Obviously Awesome provides a systematic approach to product positioning, which is the art of deliberately defining how you are the best at something that a defined market cares about. Author April Dunford argues that positioning is the foundation for all marketing and sales efforts, yet most companies struggle with it because they've never been taught a practical method for doing it well.


Positioning is context setting for products. When customers encounter something new, they gather clues to figure out what it is, who it's for, and why they should care. Messaging, pricing, features, and branding all combine to create this context.


Good positioning is essential.
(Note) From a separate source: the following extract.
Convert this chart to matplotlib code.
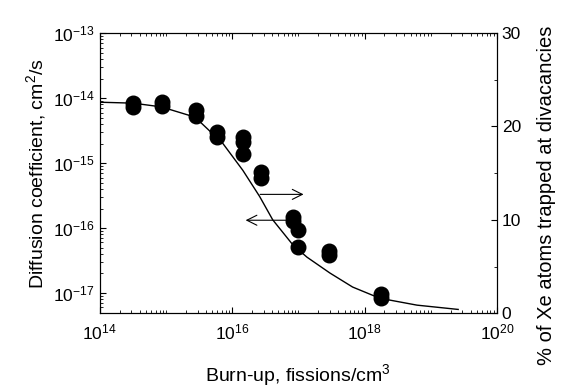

Without it, sales cycles drag on because customers don't understand the product, customers churn because they bought for the wrong reasons, and you face constant price pressure because they don't see the value. But creating good positioning is hard because most products can be positioned in multiple markets and because standard positioning techniques (like writing a positioning statement) aren't effective.


Dunford argues that good positioning requires following a stepwise process to understand your best-fit customers, their competing alternatives, your unique strengths, your target market, and your market category. This book is about how to execute that process.


The Five (Plus One) Components of Positioning

Effective positioning consists of five (plus one) interconnected components:


Competitive Alternatives: What customers would do if your solution didn't exist. This is often not a direct competitor; it might be spreadsheets, manual processes, or "hire an intern to do it." The competitive alternative is what customers use as their frame of reference. Understanding this allows you to identify what makes you truly different.


Unique Attributes: The capabilities or features you have that alternatives lack. These must be provable and focused on "consideration" attributes that customers care about when evaluating a purchase rather than "retention" attributes that customers use to decide whether to renew a product.


Value: The benefit those unique attributes enable for customers. Align your features to the goals your customers want to achieve by following a chain: Feature (what your product does) → Benefit (what it enables) → Value (how it maps to customer goals). Most products have one to four core value themes.


Target Market Characteristics: The easily identifiable characteristics that define your best fit customers. Best-fit customer buy quickly, rarely ask for discounts, and tell others about your product.


Market Category: The market you describe yourself as part of, which triggers powerful assumptions about competitors, features, and pricing. Declaring you're in a certain category sets off associations in customers' minds that either work for or against you.


Relevant Trends (Optional but Powerful): Trends that make your product important right now. When Sampler repositioned from "online product sampling" to "direct-to-consumer sampling," they aligned with the trend of brands like Dollar Shave Club bypassing traditional retail, making their offering suddenly urgent and strategic. That said, trends only work if they're genuinely relevant and many companies have effective positioning that's not related to a trend.


The Ten Steps of Positioning


Step 1: Understand Customers Who Love Your Product

Make a short list of your best customers: those who buy quickly, renew easily, and advocate for you. These customers hold the key to understanding what your product really is. Look for patterns in why they're satisfied while others aren't.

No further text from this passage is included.